Given request: Starting at the first line of the listing below, repeat each line exactly until the line containing "from bokeh.resources import INLINE", which you include. Leave out pictures.
• • • • •
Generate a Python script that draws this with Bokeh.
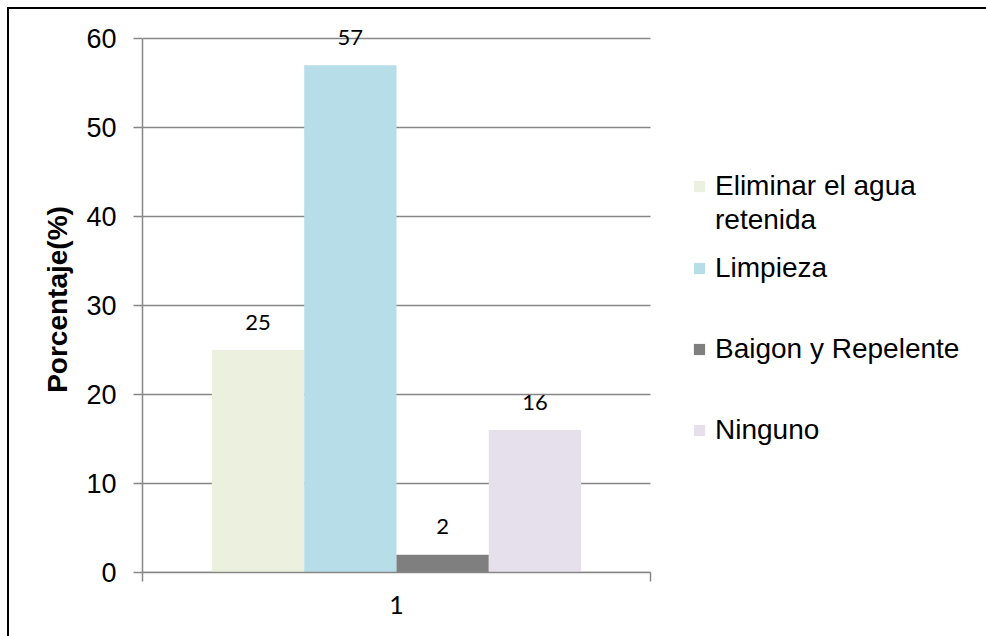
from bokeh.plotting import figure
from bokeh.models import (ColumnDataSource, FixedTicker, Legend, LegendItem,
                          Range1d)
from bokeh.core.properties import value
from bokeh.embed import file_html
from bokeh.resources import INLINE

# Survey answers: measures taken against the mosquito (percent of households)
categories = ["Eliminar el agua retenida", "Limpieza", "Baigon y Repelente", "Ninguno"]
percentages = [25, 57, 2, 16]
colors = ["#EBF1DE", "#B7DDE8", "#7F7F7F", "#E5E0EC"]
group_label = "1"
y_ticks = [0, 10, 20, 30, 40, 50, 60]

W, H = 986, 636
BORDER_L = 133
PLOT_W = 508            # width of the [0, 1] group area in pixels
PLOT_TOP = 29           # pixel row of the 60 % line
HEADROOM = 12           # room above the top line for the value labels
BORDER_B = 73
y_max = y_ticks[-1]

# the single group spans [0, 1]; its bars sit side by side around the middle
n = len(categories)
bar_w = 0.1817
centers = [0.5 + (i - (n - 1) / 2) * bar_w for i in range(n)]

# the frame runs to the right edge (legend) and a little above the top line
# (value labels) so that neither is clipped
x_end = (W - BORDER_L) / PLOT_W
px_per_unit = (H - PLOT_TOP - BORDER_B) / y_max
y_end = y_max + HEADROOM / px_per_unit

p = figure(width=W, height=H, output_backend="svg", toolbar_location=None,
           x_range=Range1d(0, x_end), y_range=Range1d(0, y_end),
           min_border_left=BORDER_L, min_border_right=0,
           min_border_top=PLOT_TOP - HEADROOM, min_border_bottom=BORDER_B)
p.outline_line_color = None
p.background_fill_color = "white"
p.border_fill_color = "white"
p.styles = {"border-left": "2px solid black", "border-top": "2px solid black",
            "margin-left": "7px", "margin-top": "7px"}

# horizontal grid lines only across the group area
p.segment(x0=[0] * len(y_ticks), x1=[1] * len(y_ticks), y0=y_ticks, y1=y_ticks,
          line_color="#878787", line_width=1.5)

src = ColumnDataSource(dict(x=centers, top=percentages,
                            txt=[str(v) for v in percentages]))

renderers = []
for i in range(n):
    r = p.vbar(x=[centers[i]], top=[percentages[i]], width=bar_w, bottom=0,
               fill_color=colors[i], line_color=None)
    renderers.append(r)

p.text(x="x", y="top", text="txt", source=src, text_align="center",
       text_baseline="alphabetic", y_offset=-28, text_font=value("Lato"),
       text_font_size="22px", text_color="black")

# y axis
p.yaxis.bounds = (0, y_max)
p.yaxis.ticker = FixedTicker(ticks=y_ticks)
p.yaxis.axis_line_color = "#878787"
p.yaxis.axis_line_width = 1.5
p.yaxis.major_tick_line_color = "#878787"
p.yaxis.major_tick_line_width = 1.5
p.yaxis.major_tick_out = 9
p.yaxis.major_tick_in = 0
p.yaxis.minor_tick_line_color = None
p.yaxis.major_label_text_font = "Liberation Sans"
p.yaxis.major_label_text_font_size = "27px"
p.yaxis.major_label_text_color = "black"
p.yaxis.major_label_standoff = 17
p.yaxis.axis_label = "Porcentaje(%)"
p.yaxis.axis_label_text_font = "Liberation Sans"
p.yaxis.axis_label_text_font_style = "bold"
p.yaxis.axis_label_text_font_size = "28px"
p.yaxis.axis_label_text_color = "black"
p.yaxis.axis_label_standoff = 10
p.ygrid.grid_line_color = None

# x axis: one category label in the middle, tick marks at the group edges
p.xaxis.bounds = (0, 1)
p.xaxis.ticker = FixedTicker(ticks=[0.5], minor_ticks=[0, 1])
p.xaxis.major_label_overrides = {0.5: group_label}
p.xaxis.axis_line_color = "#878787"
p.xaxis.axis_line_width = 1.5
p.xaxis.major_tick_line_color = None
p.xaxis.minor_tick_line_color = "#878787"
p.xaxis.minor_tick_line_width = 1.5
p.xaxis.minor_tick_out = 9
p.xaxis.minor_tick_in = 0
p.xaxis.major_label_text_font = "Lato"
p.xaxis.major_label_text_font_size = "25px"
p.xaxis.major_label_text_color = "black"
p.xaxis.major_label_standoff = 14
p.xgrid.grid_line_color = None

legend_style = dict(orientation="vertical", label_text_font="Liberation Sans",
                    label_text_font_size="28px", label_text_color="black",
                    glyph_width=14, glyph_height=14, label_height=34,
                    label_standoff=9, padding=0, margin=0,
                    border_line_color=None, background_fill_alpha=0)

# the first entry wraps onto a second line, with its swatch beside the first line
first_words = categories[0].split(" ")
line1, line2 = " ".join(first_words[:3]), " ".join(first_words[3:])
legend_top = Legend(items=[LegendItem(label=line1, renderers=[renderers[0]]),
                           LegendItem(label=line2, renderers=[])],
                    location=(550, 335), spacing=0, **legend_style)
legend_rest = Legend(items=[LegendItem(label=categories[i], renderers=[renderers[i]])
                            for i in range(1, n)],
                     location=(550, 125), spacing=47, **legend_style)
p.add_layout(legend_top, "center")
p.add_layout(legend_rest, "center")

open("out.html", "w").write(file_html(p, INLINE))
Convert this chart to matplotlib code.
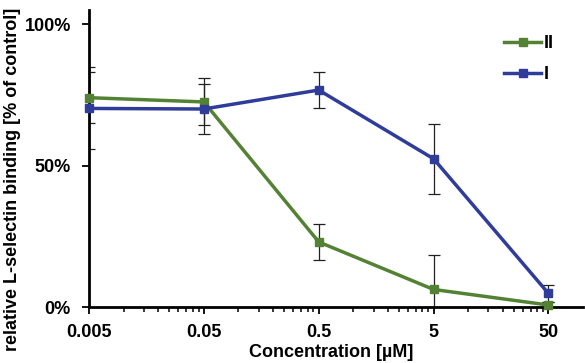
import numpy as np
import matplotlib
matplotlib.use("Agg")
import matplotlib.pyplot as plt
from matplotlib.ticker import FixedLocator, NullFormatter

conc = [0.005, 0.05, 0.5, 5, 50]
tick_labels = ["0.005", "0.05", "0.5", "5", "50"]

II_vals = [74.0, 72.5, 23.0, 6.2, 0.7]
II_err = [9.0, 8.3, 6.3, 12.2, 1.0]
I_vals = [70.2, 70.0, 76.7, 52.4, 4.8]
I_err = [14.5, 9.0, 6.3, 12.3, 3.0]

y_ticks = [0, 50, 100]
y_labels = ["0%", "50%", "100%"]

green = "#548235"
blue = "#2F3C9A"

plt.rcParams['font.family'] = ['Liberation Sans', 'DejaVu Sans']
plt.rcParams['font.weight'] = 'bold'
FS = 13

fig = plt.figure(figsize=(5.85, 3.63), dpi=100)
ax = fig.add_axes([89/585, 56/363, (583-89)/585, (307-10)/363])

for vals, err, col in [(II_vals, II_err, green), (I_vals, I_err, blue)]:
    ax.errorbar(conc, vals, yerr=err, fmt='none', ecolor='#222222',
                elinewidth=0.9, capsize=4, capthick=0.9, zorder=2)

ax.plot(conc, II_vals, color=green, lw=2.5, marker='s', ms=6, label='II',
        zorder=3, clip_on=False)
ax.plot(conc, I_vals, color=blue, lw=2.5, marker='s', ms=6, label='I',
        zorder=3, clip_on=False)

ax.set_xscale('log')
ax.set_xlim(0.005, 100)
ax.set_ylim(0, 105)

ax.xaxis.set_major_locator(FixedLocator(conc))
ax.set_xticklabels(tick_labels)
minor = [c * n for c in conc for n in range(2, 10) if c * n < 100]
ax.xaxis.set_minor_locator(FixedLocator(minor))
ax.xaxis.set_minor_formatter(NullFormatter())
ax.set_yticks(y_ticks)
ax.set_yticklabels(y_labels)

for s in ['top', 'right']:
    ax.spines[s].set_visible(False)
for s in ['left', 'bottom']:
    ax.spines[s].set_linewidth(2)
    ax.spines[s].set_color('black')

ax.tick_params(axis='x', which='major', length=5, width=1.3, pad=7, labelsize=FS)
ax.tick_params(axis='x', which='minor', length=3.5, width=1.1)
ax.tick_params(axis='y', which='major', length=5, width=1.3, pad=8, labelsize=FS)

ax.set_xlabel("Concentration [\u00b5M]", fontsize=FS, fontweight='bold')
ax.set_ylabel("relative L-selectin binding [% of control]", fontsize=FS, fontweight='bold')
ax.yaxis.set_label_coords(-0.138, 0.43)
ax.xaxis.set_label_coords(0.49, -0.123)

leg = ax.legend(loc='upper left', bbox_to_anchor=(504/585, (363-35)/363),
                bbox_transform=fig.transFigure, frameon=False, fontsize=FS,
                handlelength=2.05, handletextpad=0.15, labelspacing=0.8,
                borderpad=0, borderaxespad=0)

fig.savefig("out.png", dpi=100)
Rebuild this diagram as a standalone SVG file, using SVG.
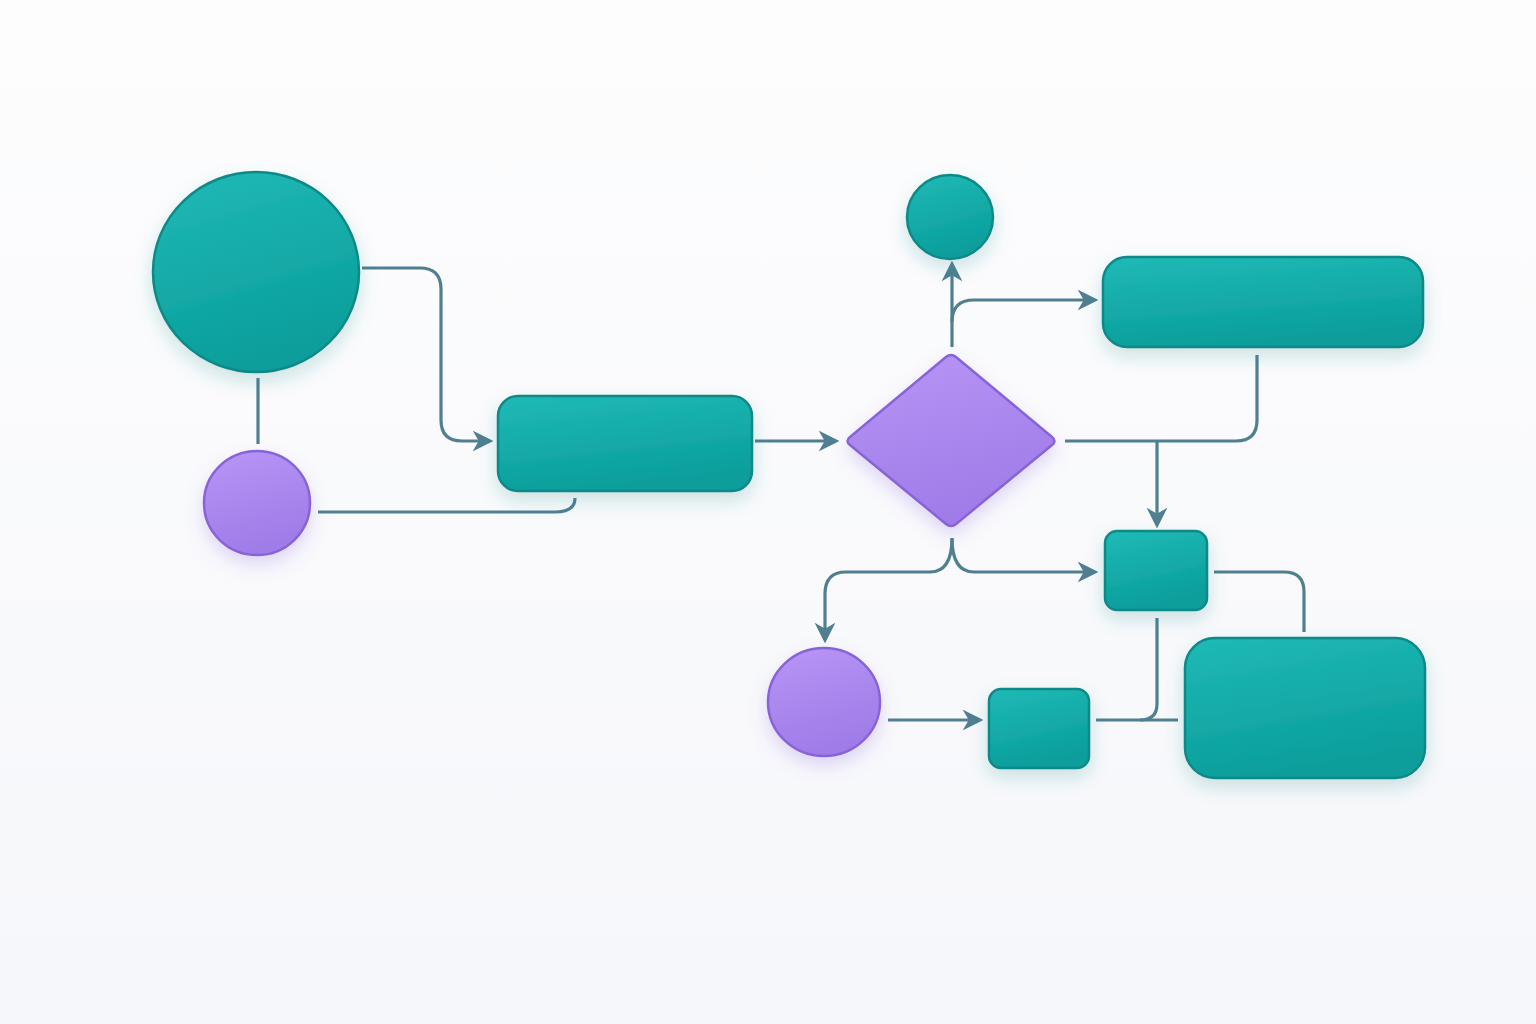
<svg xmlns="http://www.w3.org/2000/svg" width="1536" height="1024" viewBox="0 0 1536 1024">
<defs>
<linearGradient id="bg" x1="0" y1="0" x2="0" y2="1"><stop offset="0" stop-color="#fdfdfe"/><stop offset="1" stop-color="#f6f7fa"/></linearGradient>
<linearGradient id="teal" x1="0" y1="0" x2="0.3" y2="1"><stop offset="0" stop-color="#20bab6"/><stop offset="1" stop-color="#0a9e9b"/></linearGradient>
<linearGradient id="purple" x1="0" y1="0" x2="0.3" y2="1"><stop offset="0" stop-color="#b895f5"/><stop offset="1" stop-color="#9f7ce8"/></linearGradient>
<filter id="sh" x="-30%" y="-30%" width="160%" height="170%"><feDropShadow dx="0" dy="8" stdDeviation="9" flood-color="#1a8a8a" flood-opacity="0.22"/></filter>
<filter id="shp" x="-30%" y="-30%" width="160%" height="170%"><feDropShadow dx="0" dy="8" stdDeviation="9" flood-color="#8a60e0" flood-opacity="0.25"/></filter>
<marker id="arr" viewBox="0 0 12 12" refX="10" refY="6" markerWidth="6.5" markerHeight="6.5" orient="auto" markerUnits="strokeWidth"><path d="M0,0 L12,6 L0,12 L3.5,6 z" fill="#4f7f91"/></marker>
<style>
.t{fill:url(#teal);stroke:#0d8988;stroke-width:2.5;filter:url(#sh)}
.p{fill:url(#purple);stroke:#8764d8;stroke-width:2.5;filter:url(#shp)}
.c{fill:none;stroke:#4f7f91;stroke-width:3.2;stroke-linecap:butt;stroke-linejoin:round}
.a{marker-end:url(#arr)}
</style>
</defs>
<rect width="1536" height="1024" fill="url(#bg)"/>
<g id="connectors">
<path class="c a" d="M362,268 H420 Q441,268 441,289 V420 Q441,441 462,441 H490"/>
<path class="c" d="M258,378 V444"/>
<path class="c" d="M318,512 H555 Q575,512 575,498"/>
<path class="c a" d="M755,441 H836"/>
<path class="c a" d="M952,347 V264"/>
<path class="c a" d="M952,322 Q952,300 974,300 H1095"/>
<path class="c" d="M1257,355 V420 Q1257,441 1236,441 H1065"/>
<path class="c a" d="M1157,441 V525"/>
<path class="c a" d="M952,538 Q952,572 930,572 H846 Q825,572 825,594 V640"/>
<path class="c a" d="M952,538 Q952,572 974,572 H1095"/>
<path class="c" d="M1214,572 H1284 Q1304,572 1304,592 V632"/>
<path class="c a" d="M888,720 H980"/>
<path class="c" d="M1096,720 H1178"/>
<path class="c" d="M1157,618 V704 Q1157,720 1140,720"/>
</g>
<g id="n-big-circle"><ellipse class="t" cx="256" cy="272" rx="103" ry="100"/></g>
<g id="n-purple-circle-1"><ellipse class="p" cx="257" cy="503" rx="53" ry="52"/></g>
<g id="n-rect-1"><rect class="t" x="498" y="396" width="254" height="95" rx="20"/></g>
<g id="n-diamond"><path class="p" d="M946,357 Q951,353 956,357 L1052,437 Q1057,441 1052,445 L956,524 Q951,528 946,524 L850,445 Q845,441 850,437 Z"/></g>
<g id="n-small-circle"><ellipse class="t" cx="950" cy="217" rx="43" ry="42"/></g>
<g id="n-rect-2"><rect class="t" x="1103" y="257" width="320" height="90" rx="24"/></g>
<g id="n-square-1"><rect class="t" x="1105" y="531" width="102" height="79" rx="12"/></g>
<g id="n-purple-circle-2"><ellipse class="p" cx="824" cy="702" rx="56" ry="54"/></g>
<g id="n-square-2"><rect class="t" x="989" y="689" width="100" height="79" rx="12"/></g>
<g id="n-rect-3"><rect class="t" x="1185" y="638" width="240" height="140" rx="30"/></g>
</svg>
• • • • •
Reply:
Generate a Python script that draws this with Bokeh.
from bokeh.plotting import figure
from bokeh.models import (ColumnDataSource, FixedTicker, Legend, LegendItem,
                          Range1d)
from bokeh.core.properties import value
from bokeh.embed import file_html
from bokeh.resources import INLINE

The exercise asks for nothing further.